Chaz Mostert held off points leader Scott McLaughlin and a hard-charging Shane van Gisbergen to secure his second Supercars win of the season at Queensland Raceway.
There were contrasting fortunes for front-row starters McLaughlin and Mostert; while the Prodrive Ford made a blinder of a jump and bolted into the lead, McLaughlin was tardy off the line and dropped back to fourth, behind Jamie Whincup and Fabian Coulthard.
The foursome ran effectively nose-to-tail across the first stint, points leader Scott McLaughlin at the end of the train but unable to make a clean pass on teammate Coulthard. On Lap 11 DJR Team Penske made the call to pull McLaughlin out of the pack, bringing him in for his first stop.
A lap later Mostert and Whincup hit the lane together, the Triple Eight driver jumping Mostert by taking on slightly less fuel, while the pair both emerged back in front of McLaughlin.
Coulthard ran the longest of the front-runners in the first stint, waiting until Lap 18 to make his first stop. He took on more fuel than anyone else in the top four as well, which put him not just behind McLaughlin but also Nick Percat as the stops shook out.
On Lap 31 Coulthard restored order at the top by slipping past Percat into fourth place, 12.6s behind the leader but with a shorter second stop ahead of him.

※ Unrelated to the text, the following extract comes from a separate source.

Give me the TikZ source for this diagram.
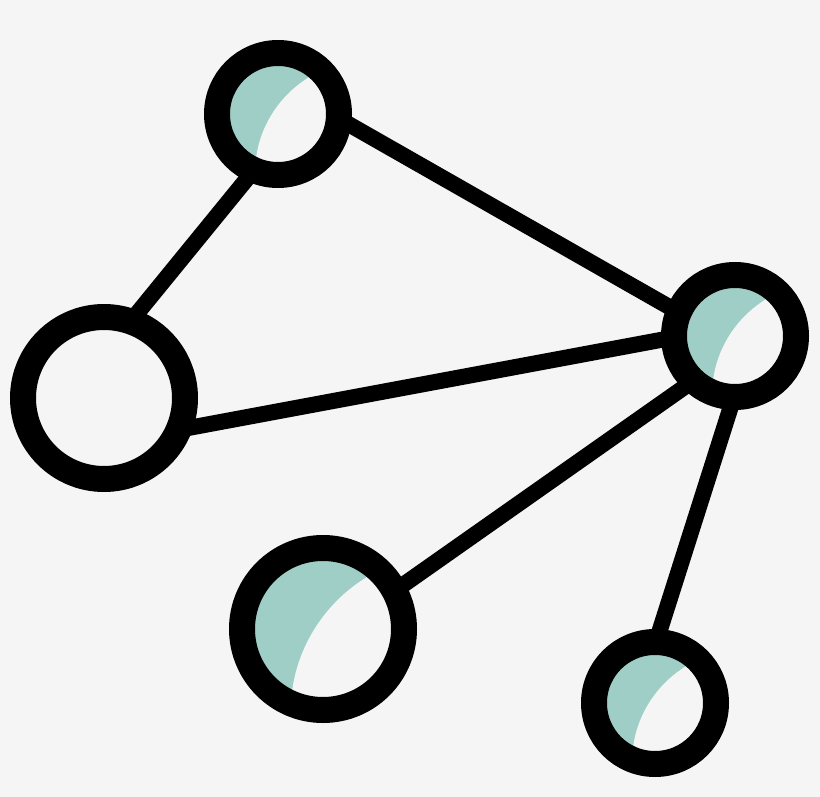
\documentclass[tikz,border=0pt]{standalone}
\usetikzlibrary{calc}
\definecolor{bgc}{HTML}{F5F5F5}
\definecolor{tealc}{HTML}{9ECEC6}
\pgfdeclarelayer{bglayer}
\pgfdeclarelayer{edgelayer}
\pgfsetlayers{bglayer,edgelayer,main}
\begin{document}
\begin{tikzpicture}[x=0.5pt,y=-0.5pt,
  ring/.style={circle,draw=black,line width=13pt,inner sep=0pt},
  smallnode/.style={ring,minimum size=61pt},
  bignode/.style={ring,minimum size=81pt},
  link/.style={line width=8pt,draw=black,shorten <=-4pt,shorten >=-4pt}]
\begin{pgfonlayer}{bglayer}
\fill[bgc] (0,0) rectangle (820,797);
\end{pgfonlayer}
\useasboundingbox (0,0) rectangle (820,797);
\node[smallnode] (T) at (278,114) {};
\node[bignode] (L) at (104,398) {};
\node[smallnode] (R) at (735,336) {};
\node[bignode] (B) at (323,629) {};
\node[smallnode] (BR) at (655,703) {};
\begin{pgfonlayer}{edgelayer}
\draw[link] (T.244.8) -- (L.68.7);
\draw[link] (T.351.5) -- (R.156.8);
\draw[link] (L.342.2) -- (R.183.7);
\draw[link] (B.29.4) -- (R.225);
\draw[link] (R.266.1) -- (BR.86.1);
\foreach \n/\r in {T/48,R/48,BR/48,B/67.5} {
  \begin{scope}
    \clip (\n.center) circle[radius=\r*0.5pt+1pt];
    \fill[tealc] (\n.center) circle[radius=\r*0.5pt+1pt];
    \fill[bgc] ($(\n.center)+(1.87*\r,1.24*\r)$) circle[radius=2.35*\r*0.5pt];
  \end{scope}
}
\end{pgfonlayer}
\end{tikzpicture}
\end{document}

The second round of stops for the leaders kicked off on Lap 35, when both Whincup and Mostert dived into the lane. This time it was Mostert that needed a little less fuel, and it made all the difference. Whincup was forced to roll out of the throttle as he re-joined the fast lane on the way out of the pits, Mostert taking over the effective lead.

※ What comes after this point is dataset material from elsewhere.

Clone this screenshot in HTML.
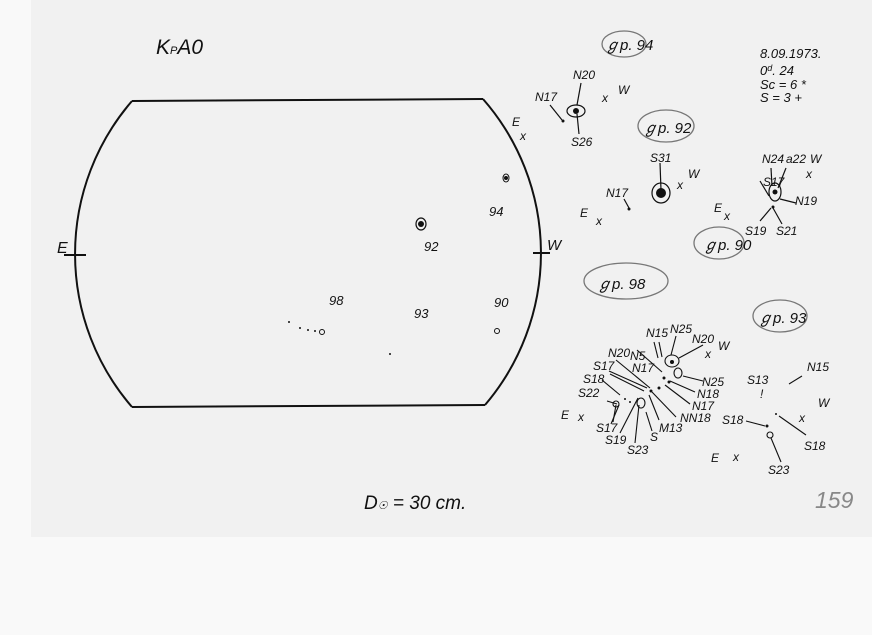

McLaughlin responded two laps later, but having dropped to just over four seconds behind the leaders across the second stint he popped back out in third spot.
Again Coulthard stayed out, but began to lose time as he ran out of tyres. On Lap 40 he made his second stop, and even with less fuel to take on came out 10 seconds behind his teammate in fourth spot.
Mostert quickly established a small gap, leaving Whincup and McLaughlin to squabble over second spot. That battle came to a head on Lap 49, the Penske Ford barging past the Red Bull Holden at the last corner.
On Lap 54 the race was thrown a curveball when the Safety Car was called out to clear some debris, putting McLaughlin and co within striking distance of the leader again.
However it wasn’t McLaughlin, or even Whincup, that posed the biggest danger over the nine-lap sprint to the flag. Shane van Gisbergen, running fifth after making his second stop on Lap 43, had the tyre advantage – and he used it well.
On Lap 60 he passed Coulthard for fourth, and two laps later he was by Whincup for third.
Thankfully for the top two that was as far as he could go, Mostert winning by a little under a second while van Gisbergen finished parked under McLaughlin’s rear wing in third.
“I was a bit annoyed at the Safety Car, the lap before I was driving around and there wasn’t that much debris around,” said Mostert.
“I knew some guys behind had fresher tyres. I didn’t expect to hold on after that safety Car, but I put my head down and did what I had to.”
Van Gisbergen’s late charge meant Whincup was demoted to fourth, putting him 129 points behind McLaughlin in the title fight. Coulthard was fifth, while Craig Lowndes capped off a positive weekend with a sixth.
Tim Slade, Cam Waters, David Reynolds, and Mark Winterbottom rounded out the Top 10.
There were whiffs of tyre dramas throughout the race as well. Will Davison suffered two front-left failures before parking his Tekno Holden, while Percat, Garth Tander, and James Courtney had dramas late in the race as well.